Chris Davis and Jason Heyward signed expensive long-term deals with the Baltimore Orioles and Chicago Cubs, respectively, which either team would gladly unload for a bag of balls if another team would assume the full contract. Needless to say, there are no takers.
Baseball’s Blue Plate Special
Maybe the appropriate question is, why isn’t baseball getting it right anymore? Why isn’t baseball serving up appetizing fare?
Why is tonight’s blue plate special home-run hitters swatting mammoth home runs alongside strikeout artists who create crazy, wild swinging strikeouts. With lots of runs scored gravied over fatty meat?
Why not a crisply played ballgame?
Why is it, more often than not, the blue plate special is yesterday’s leftovers reheated in a different pot. More home runs, more strikeouts and more sloppy play stretched out over three hours?
Wouldn’t baseball rather offer thick, juicy sirloin steaks, not meatloaf and potatoes. But to do this, baseball needs new stars. Not more all-or-nothing, home-run hitters.
More players like Mookie Betts, who not only hit home runs but singles and doubles, too. Players who hit to the opposite field and play a fundamentally sound game. While he hits a lot of home runs, Aaron Judge is in this category. So are Francisco Lindor and Alex Bregman.
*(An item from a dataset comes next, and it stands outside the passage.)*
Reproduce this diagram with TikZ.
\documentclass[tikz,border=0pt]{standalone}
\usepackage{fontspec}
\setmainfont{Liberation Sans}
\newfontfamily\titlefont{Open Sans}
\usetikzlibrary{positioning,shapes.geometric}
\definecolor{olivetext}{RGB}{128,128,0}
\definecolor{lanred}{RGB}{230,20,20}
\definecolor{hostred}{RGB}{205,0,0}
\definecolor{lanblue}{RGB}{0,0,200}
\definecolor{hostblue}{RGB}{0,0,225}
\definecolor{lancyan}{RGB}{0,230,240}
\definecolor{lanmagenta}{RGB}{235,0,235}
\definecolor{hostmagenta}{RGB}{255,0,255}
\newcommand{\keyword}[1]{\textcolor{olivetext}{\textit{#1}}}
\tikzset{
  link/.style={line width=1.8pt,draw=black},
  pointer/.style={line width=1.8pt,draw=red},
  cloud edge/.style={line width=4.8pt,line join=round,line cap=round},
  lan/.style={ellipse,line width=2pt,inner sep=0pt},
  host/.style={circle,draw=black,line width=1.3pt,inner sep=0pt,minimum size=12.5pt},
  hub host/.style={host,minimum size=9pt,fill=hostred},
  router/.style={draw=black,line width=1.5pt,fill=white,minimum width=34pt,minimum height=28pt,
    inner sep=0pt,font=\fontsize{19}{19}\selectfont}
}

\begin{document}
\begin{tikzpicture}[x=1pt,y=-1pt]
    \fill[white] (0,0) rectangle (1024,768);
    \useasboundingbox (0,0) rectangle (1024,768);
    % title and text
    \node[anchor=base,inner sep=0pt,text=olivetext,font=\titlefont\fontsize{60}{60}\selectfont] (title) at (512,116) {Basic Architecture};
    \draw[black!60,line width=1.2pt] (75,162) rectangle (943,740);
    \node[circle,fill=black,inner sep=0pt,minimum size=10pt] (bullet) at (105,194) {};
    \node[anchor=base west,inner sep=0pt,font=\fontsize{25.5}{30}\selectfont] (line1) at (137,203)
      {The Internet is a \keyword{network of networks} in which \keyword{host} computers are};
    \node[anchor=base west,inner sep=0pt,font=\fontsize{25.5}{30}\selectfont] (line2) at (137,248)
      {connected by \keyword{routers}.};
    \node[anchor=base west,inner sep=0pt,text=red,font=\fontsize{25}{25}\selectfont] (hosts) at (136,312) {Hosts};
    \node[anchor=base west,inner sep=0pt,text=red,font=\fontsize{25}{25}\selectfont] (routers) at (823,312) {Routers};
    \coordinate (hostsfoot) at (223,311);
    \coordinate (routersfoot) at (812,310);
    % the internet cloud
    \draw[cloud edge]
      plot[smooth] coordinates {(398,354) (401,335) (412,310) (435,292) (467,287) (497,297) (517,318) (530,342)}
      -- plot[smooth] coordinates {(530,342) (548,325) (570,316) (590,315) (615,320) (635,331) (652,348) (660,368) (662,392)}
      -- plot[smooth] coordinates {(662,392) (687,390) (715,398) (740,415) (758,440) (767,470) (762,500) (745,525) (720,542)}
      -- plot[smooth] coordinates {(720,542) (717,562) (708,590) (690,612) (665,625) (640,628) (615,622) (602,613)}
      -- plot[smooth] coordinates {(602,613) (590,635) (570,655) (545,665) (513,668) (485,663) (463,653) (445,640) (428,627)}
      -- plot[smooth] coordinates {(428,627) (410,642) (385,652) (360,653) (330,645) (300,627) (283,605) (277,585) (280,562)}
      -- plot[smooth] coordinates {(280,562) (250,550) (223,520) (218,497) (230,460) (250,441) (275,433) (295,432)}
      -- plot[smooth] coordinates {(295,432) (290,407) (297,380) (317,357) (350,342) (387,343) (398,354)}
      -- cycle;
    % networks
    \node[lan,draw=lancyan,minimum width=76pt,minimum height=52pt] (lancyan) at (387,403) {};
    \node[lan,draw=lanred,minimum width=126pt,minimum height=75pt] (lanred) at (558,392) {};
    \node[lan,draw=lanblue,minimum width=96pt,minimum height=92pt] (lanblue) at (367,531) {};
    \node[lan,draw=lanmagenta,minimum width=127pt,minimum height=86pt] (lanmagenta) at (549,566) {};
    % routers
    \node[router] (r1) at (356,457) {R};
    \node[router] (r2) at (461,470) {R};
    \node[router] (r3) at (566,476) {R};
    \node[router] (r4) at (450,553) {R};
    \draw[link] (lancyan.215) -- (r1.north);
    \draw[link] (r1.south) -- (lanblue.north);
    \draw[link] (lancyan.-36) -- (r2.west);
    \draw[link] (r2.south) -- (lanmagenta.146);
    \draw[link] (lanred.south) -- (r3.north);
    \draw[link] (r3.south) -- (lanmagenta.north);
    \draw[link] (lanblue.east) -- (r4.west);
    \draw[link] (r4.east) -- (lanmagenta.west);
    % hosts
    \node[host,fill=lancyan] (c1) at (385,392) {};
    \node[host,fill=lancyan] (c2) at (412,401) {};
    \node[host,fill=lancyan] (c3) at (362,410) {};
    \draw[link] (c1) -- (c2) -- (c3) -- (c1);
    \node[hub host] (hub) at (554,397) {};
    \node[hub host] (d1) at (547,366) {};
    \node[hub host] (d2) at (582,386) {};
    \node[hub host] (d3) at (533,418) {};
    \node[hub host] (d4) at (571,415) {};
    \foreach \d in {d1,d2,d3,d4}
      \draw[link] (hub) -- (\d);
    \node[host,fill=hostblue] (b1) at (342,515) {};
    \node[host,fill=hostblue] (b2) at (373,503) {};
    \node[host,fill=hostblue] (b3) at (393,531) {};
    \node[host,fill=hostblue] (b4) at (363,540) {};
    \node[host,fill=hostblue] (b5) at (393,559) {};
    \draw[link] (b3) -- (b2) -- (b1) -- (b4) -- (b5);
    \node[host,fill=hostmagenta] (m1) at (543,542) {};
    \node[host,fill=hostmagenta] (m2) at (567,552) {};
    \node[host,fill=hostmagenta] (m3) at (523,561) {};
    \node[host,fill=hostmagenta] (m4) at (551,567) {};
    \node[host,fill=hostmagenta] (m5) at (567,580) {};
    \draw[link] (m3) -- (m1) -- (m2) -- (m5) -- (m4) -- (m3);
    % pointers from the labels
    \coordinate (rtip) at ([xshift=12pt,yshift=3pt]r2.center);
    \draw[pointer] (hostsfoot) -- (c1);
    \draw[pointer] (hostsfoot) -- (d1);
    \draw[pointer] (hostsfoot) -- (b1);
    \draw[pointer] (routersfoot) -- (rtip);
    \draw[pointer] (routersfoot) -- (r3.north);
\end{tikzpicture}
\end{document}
The question is, how can management reward exciting players who do not hit many home runs? How can management create new must-see baseball television? More hitters like Jose Altuve, and even Brandon Nimmo, who had a solid season in 2018.
No wonder the baseball meal has become stale.
Tasteless. Like a trip to McDonald’s for a tired Big Mac. Fans lose interest quickly and have too many other entertainment choices to wait for reheated fare.
It’s no longer 1950 with only one small television to enjoy in the household. So, baseball, let’s get it right again and begin serving nouvelle cuisine.